What is needed =>
Return the lines that follow, exactly as they appear, from the first through the one containing "return (H - B - v) / ph"; no pictures are to be included.

Dataset section =>
########

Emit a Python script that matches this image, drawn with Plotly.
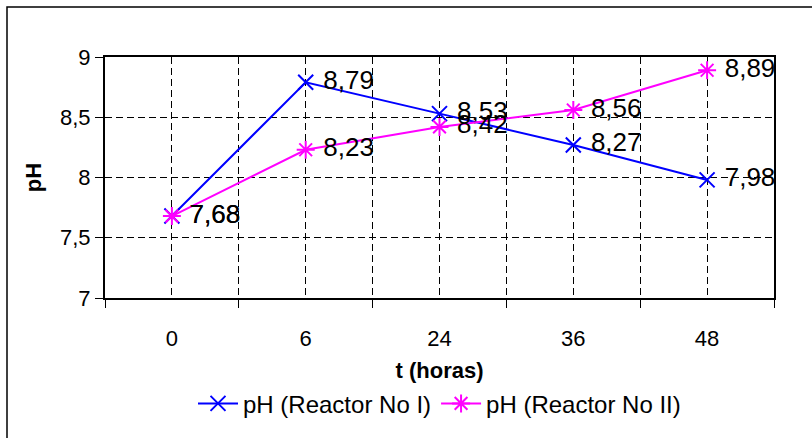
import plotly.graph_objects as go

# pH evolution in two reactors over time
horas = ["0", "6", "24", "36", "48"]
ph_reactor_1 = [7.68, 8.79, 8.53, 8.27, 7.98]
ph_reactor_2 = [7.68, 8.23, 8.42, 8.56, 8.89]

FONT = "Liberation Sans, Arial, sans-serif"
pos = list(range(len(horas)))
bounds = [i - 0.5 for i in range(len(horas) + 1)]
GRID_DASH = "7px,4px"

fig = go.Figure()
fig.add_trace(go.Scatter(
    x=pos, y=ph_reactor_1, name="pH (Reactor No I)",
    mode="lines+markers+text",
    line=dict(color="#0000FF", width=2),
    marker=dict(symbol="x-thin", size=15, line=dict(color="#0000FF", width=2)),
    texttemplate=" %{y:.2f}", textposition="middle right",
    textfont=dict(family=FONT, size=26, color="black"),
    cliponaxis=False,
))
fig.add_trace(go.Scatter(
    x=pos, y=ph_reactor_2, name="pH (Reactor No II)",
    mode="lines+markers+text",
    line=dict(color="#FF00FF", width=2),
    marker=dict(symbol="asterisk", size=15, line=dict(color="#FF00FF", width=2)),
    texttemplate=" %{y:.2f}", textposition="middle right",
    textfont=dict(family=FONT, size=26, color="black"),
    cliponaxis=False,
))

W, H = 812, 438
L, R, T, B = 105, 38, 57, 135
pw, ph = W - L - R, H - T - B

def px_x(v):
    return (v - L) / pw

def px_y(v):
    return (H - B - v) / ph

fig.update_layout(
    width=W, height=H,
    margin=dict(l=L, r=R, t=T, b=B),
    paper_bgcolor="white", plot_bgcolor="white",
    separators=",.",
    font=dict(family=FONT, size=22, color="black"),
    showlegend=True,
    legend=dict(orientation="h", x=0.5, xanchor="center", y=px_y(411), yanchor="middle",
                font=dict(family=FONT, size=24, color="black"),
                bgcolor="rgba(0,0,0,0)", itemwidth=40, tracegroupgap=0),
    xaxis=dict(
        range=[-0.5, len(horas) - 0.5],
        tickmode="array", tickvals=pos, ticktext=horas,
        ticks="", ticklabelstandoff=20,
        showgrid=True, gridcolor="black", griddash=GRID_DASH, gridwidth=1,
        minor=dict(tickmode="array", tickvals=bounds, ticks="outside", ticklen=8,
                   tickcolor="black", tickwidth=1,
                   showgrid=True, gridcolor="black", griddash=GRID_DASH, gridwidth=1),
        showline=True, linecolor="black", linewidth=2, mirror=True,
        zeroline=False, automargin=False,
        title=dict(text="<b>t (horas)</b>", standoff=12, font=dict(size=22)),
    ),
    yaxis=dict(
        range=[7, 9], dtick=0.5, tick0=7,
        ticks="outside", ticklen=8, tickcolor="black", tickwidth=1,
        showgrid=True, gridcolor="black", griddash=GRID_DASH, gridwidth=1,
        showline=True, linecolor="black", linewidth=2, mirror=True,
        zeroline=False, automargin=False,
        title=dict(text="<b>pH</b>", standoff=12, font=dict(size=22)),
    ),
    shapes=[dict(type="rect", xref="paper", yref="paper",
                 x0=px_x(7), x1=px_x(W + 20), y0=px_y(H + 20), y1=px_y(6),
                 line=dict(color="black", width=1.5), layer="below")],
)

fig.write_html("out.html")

########

Exercise answer =>
Emit a Python script that matches this image, drawn with Plotly.
import plotly.graph_objects as go

# pH evolution in two reactors over time
horas = ["0", "6", "24", "36", "48"]
ph_reactor_1 = [7.68, 8.79, 8.53, 8.27, 7.98]
ph_reactor_2 = [7.68, 8.23, 8.42, 8.56, 8.89]

FONT = "Liberation Sans, Arial, sans-serif"
pos = list(range(len(horas)))
bounds = [i - 0.5 for i in range(len(horas) + 1)]
GRID_DASH = "7px,4px"

fig = go.Figure()
fig.add_trace(go.Scatter(
    x=pos, y=ph_reactor_1, name="pH (Reactor No I)",
    mode="lines+markers+text",
    line=dict(color="#0000FF", width=2),
    marker=dict(symbol="x-thin", size=15, line=dict(color="#0000FF", width=2)),
    texttemplate=" %{y:.2f}", textposition="middle right",
    textfont=dict(family=FONT, size=26, color="black"),
    cliponaxis=False,
))
fig.add_trace(go.Scatter(
    x=pos, y=ph_reactor_2, name="pH (Reactor No II)",
    mode="lines+markers+text",
    line=dict(color="#FF00FF", width=2),
    marker=dict(symbol="asterisk", size=15, line=dict(color="#FF00FF", width=2)),
    texttemplate=" %{y:.2f}", textposition="middle right",
    textfont=dict(family=FONT, size=26, color="black"),
    cliponaxis=False,
))

W, H = 812, 438
L, R, T, B = 105, 38, 57, 135
pw, ph = W - L - R, H - T - B

def px_x(v):
    return (v - L) / pw

def px_y(v):
    return (H - B - v) / ph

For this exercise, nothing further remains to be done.